● **What the task requires**:
Quote the whole listing word for word. Do not include the pictures.

* begin *

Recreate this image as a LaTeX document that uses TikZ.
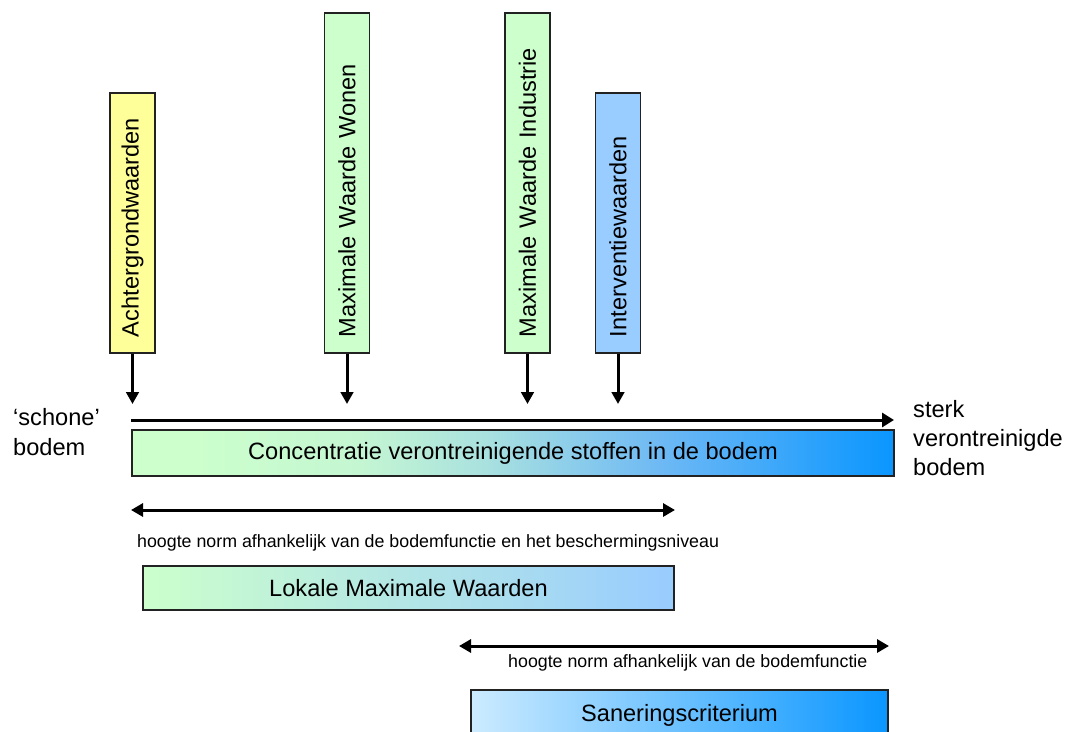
\documentclass[tikz,border=0pt]{standalone}
\usepackage{fontspec}
\setmainfont{Liberation Sans}
\usetikzlibrary{arrows.meta}
\definecolor{ylw}{HTML}{FFFF99}
\definecolor{grn}{HTML}{CCFFCC}
\definecolor{lblue}{HTML}{99CCFF}
\definecolor{dblue}{HTML}{0A96FF}
\definecolor{pblue}{HTML}{CCEBFF}
\definecolor{edge}{HTML}{222222}
\definecolor{cA}{HTML}{CCFFCC}
\definecolor{cB}{HTML}{C4F6D2}
\definecolor{cC}{HTML}{A8E0E0}
\definecolor{cD}{HTML}{6CB8F5}
\definecolor{cE}{HTML}{0A96FF}
\pgfdeclarehorizontalshading{concshade}{100bp}{color(0bp)=(cA); color(25bp)=(cA); color(29bp)=(cA); color(40bp)=(cB); color(48.5bp)=(cC); color(60bp)=(cD); color(75bp)=(cE); color(100bp)=(cE)}
\begin{document}
\begin{tikzpicture}[x=1pt,y=-1pt,
  bigfont/.style={font=\fontsize{23.6}{29}\selectfont},
  smallfont/.style={font=\fontsize{17.8}{22}\selectfont},
  vbox/.style={draw=edge, line width=1.3pt, rotate=90, minimum height=45,
    inner xsep=16, inner ysep=0, text width=#1, align=left, bigfont},
  bar/.style={draw=edge, line width=1.3pt, bigfont, inner sep=0},
  pointer/.style={line width=3pt, -{Triangle[length=12pt,width=12.5pt]}},
  twoway/.style={line width=3pt, {Triangle[length=12pt,width=13pt]}-{Triangle[length=12pt,width=13pt]}},
  lbl/.style={bigfont, anchor=base west, inner sep=0},
  note/.style={smallfont, anchor=base west, inner sep=0}]
\clip (0,0) rectangle (1067,731);
\fill[white] (0,0) rectangle (1067,731);

% top boxes
\node[vbox=228, fill=ylw] (achter) at (132.5,223) {Achtergrondwaarden};
\node[vbox=308, fill=grn] (wonen) at (347,183) {Maximale Waarde Wonen};
\node[vbox=308, fill=grn] (indus) at (527.5,183) {Maximale Waarde Industrie};
\node[vbox=228, fill=lblue] (inter) at (618,223) {Interventiewaarden};

% pointer arrows
\coordinate (achterTip) at (132.5,404);
\coordinate (wonenTip) at (347,404);
\coordinate (indusTip) at (527.5,404);
\coordinate (interTip) at (618,404);
\draw[pointer] (achter.west) -- (achterTip);
\draw[pointer] (wonen.west) -- (wonenTip);
\draw[pointer] (indus.west) -- (indusTip);
\draw[pointer] (inter.west) -- (interTip);

% main axis
\coordinate (axL) at (131,420);
\coordinate (axR) at (894,420);
\draw[line width=3pt, -{Triangle[length=12pt,width=14pt]}] (axL) -- (axR);

% concentration bar
\node[bar, minimum width=762, minimum height=46, shading=concshade] (conc) at (513,453)
  {Concentratie verontreinigende stoffen in de bodem};

% side labels
\node[lbl] (sch1) at (13,425) {‘schone’};
\node[lbl] (sch2) at (13,455) {bodem};
\node[lbl] (st1) at (913,417) {sterk};
\node[lbl] (st2) at (913,446) {verontreinigde};
\node[lbl] (st3) at (913,475) {bodem};

% first range
\coordinate (d1L) at (131,510);
\coordinate (d1R) at (675,510);
\draw[twoway] (d1L) -- (d1R);
\node[note] (norm1) at (137,547) {hoogte norm afhankelijk van de bodemfunctie en het beschermingsniveau};

\node[bar, minimum width=531, minimum height=44,
  left color=grn, right color=lblue] (lok) at (408.5,588) {Lokale Maximale Waarden};

% second range
\coordinate (d2L) at (459,646);
\coordinate (d2R) at (889,646);
\draw[twoway] (d2L) -- (d2R);
\node[note] (norm2) at (508,667) {hoogte norm afhankelijk van de bodemfunctie};

\node[bar, minimum width=417, minimum height=50,
  left color=pblue, middle color=lblue, right color=dblue] (san) at (679.5,715) {Saneringscriterium};
\end{tikzpicture}
\end{document}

* end *

● **Solution below**:
Recreate this image as a LaTeX document that uses TikZ.
\documentclass[tikz,border=0pt]{standalone}
\usepackage{fontspec}
\setmainfont{Liberation Sans}
\usetikzlibrary{arrows.meta}
\definecolor{ylw}{HTML}{FFFF99}
\definecolor{grn}{HTML}{CCFFCC}
\definecolor{lblue}{HTML}{99CCFF}
\definecolor{dblue}{HTML}{0A96FF}
\definecolor{pblue}{HTML}{CCEBFF}
\definecolor{edge}{HTML}{222222}
\definecolor{cA}{HTML}{CCFFCC}
\definecolor{cB}{HTML}{C4F6D2}
\definecolor{cC}{HTML}{A8E0E0}
\definecolor{cD}{HTML}{6CB8F5}
\definecolor{cE}{HTML}{0A96FF}
\pgfdeclarehorizontalshading{concshade}{100bp}{color(0bp)=(cA); color(25bp)=(cA); color(29bp)=(cA); color(40bp)=(cB); color(48.5bp)=(cC); color(60bp)=(cD); color(75bp)=(cE); color(100bp)=(cE)}
\begin{document}
\begin{tikzpicture}[x=1pt,y=-1pt,
  bigfont/.style={font=\fontsize{23.6}{29}\selectfont},
  smallfont/.style={font=\fontsize{17.8}{22}\selectfont},
  vbox/.style={draw=edge, line width=1.3pt, rotate=90, minimum height=45,
    inner xsep=16, inner ysep=0, text width=#1, align=left, bigfont},
  bar/.style={draw=edge, line width=1.3pt, bigfont, inner sep=0},
  pointer/.style={line width=3pt, -{Triangle[length=12pt,width=12.5pt]}},
  twoway/.style={line width=3pt, {Triangle[length=12pt,width=13pt]}-{Triangle[length=12pt,width=13pt]}},
  lbl/.style={bigfont, anchor=base west, inner sep=0},
  note/.style={smallfont, anchor=base west, inner sep=0}]
\clip (0,0) rectangle (1067,731);
\fill[white] (0,0) rectangle (1067,731);

% top boxes
\node[vbox=228, fill=ylw] (achter) at (132.5,223) {Achtergrondwaarden};
\node[vbox=308, fill=grn] (wonen) at (347,183) {Maximale Waarde Wonen};
\node[vbox=308, fill=grn] (indus) at (527.5,183) {Maximale Waarde Industrie};
\node[vbox=228, fill=lblue] (inter) at (618,223) {Interventiewaarden};

% pointer arrows
\coordinate (achterTip) at (132.5,404);
\coordinate (wonenTip) at (347,404);
\coordinate (indusTip) at (527.5,404);
\coordinate (interTip) at (618,404);
\draw[pointer] (achter.west) -- (achterTip);
\draw[pointer] (wonen.west) -- (wonenTip);
\draw[pointer] (indus.west) -- (indusTip);
\draw[pointer] (inter.west) -- (interTip);

% main axis
\coordinate (axL) at (131,420);
\coordinate (axR) at (894,420);
\draw[line width=3pt, -{Triangle[length=12pt,width=14pt]}] (axL) -- (axR);

% concentration bar
\node[bar, minimum width=762, minimum height=46, shading=concshade] (conc) at (513,453)
  {Concentratie verontreinigende stoffen in de bodem};

% side labels
\node[lbl] (sch1) at (13,425) {‘schone’};
\node[lbl] (sch2) at (13,455) {bodem};
\node[lbl] (st1) at (913,417) {sterk};
\node[lbl] (st2) at (913,446) {verontreinigde};
\node[lbl] (st3) at (913,475) {bodem};

% first range
\coordinate (d1L) at (131,510);
\coordinate (d1R) at (675,510);
\draw[twoway] (d1L) -- (d1R);
\node[note] (norm1) at (137,547) {hoogte norm afhankelijk van de bodemfunctie en het beschermingsniveau};

\node[bar, minimum width=531, minimum height=44,
  left color=grn, right color=lblue] (lok) at (408.5,588) {Lokale Maximale Waarden};

% second range
\coordinate (d2L) at (459,646);
\coordinate (d2R) at (889,646);
\draw[twoway] (d2L) -- (d2R);
\node[note] (norm2) at (508,667) {hoogte norm afhankelijk van de bodemfunctie};

\node[bar, minimum width=417, minimum height=50,
  left color=pblue, middle color=lblue, right color=dblue] (san) at (679.5,715) {Saneringscriterium};
\end{tikzpicture}
\end{document}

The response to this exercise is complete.